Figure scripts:
------------------------------------------------------------

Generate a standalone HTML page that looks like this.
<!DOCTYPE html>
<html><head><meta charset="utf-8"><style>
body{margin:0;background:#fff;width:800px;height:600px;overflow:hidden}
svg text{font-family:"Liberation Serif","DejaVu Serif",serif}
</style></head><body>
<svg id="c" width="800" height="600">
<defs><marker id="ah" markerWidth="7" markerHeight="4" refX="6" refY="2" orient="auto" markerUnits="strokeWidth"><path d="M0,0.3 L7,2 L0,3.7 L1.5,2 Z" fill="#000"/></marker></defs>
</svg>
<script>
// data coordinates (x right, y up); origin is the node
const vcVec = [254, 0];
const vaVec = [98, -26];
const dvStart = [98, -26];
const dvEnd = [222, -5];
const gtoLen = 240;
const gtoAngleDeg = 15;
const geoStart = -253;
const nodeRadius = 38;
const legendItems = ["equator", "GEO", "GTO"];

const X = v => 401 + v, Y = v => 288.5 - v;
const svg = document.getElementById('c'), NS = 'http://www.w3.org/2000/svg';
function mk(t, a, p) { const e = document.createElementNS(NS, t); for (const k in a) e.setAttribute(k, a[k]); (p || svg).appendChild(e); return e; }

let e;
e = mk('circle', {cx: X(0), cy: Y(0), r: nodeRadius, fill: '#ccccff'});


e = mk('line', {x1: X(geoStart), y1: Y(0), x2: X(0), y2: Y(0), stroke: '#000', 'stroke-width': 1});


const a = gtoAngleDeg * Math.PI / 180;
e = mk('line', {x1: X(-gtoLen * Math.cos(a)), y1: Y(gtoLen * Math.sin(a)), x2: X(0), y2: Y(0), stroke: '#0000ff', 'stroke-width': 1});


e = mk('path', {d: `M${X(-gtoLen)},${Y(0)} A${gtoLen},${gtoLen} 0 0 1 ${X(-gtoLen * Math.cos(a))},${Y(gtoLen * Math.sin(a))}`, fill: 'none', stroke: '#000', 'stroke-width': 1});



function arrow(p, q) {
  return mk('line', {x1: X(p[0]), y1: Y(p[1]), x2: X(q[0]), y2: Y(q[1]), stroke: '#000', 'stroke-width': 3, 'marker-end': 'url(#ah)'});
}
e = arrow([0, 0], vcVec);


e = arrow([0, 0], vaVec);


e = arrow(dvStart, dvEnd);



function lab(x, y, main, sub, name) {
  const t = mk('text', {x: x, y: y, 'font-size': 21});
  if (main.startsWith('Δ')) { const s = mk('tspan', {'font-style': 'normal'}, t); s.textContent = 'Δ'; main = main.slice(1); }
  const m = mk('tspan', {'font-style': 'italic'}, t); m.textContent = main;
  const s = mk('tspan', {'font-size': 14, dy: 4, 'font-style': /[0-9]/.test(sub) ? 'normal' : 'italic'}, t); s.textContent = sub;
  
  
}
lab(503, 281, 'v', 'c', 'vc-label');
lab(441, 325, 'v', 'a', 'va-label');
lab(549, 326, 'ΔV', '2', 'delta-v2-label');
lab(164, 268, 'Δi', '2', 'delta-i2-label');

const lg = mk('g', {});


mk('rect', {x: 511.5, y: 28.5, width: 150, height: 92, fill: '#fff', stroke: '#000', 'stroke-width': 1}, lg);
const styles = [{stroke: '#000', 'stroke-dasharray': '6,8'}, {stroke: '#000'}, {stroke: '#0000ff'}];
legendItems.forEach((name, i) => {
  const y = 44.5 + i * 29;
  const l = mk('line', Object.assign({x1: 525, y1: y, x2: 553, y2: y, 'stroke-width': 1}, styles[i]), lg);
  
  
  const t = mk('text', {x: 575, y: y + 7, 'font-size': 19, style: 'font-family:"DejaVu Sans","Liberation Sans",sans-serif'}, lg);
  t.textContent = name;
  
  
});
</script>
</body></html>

------------------------------------------------------------

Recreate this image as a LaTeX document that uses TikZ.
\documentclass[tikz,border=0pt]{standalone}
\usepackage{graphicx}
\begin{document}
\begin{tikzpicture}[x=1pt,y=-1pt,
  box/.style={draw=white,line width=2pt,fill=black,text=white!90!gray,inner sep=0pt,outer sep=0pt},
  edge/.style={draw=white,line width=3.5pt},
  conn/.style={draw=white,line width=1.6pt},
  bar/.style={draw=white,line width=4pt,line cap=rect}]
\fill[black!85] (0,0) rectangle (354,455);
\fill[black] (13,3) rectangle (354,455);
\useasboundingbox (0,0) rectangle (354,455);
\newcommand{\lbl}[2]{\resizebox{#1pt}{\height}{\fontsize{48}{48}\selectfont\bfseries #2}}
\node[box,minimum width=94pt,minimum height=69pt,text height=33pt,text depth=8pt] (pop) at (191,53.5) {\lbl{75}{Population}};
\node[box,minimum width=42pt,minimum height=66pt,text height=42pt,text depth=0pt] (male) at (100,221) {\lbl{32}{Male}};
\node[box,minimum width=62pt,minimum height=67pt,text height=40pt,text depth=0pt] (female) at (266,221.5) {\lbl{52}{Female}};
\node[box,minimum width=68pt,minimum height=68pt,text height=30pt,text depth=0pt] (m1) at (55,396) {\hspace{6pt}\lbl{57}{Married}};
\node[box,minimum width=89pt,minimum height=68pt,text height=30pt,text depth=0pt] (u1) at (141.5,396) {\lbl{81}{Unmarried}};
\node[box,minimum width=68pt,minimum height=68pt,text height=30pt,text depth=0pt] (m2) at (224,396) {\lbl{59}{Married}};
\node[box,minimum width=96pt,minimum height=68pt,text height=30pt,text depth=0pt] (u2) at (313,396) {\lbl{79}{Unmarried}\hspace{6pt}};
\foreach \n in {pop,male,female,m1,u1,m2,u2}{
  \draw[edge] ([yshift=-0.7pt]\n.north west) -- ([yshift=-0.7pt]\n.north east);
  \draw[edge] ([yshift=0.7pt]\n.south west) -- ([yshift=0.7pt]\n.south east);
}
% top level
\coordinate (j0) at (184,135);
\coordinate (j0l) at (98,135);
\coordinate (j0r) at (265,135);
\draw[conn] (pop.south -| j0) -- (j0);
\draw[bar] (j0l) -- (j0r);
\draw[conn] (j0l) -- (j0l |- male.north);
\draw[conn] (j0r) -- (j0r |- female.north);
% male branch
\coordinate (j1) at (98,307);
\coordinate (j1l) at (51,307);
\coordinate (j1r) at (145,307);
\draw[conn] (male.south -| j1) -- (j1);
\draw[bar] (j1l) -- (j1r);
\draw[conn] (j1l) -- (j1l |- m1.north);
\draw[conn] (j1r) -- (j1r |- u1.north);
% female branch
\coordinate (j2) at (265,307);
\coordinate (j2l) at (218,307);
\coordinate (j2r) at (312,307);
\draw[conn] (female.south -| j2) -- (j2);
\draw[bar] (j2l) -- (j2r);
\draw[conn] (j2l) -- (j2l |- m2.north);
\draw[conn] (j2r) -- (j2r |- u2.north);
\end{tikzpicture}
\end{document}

------------------------------------------------------------

▶ SET EXERCISE: Copy verbatim the line that contains "Generate a standalone", the line that contains "e = arrow([0, 0], vaVec);", and all lines between them.

▶ TASK RESPONSE:
Generate a standalone HTML page that looks like this.
<!DOCTYPE html>
<html><head><meta charset="utf-8"><style>
body{margin:0;background:#fff;width:800px;height:600px;overflow:hidden}
svg text{font-family:"Liberation Serif","DejaVu Serif",serif}
</style></head><body>
<svg id="c" width="800" height="600">
<defs><marker id="ah" markerWidth="7" markerHeight="4" refX="6" refY="2" orient="auto" markerUnits="strokeWidth"><path d="M0,0.3 L7,2 L0,3.7 L1.5,2 Z" fill="#000"/></marker></defs>
</svg>
<script>
// data coordinates (x right, y up); origin is the node
const vcVec = [254, 0];
const vaVec = [98, -26];
const dvStart = [98, -26];
const dvEnd = [222, -5];
const gtoLen = 240;
const gtoAngleDeg = 15;
const geoStart = -253;
const nodeRadius = 38;
const legendItems = ["equator", "GEO", "GTO"];

const X = v => 401 + v, Y = v => 288.5 - v;
const svg = document.getElementById('c'), NS = 'http://www.w3.org/2000/svg';
function mk(t, a, p) { const e = document.createElementNS(NS, t); for (const k in a) e.setAttribute(k, a[k]); (p || svg).appendChild(e); return e; }

let e;
e = mk('circle', {cx: X(0), cy: Y(0), r: nodeRadius, fill: '#ccccff'});


e = mk('line', {x1: X(geoStart), y1: Y(0), x2: X(0), y2: Y(0), stroke: '#000', 'stroke-width': 1});


const a = gtoAngleDeg * Math.PI / 180;
e = mk('line', {x1: X(-gtoLen * Math.cos(a)), y1: Y(gtoLen * Math.sin(a)), x2: X(0), y2: Y(0), stroke: '#0000ff', 'stroke-width': 1});


e = mk('path', {d: `M${X(-gtoLen)},${Y(0)} A${gtoLen},${gtoLen} 0 0 1 ${X(-gtoLen * Math.cos(a))},${Y(gtoLen * Math.sin(a))}`, fill: 'none', stroke: '#000', 'stroke-width': 1});



function arrow(p, q) {
  return mk('line', {x1: X(p[0]), y1: Y(p[1]), x2: X(q[0]), y2: Y(q[1]), stroke: '#000', 'stroke-width': 3, 'marker-end': 'url(#ah)'});
}
e = arrow([0, 0], vcVec);


e = arrow([0, 0], vaVec);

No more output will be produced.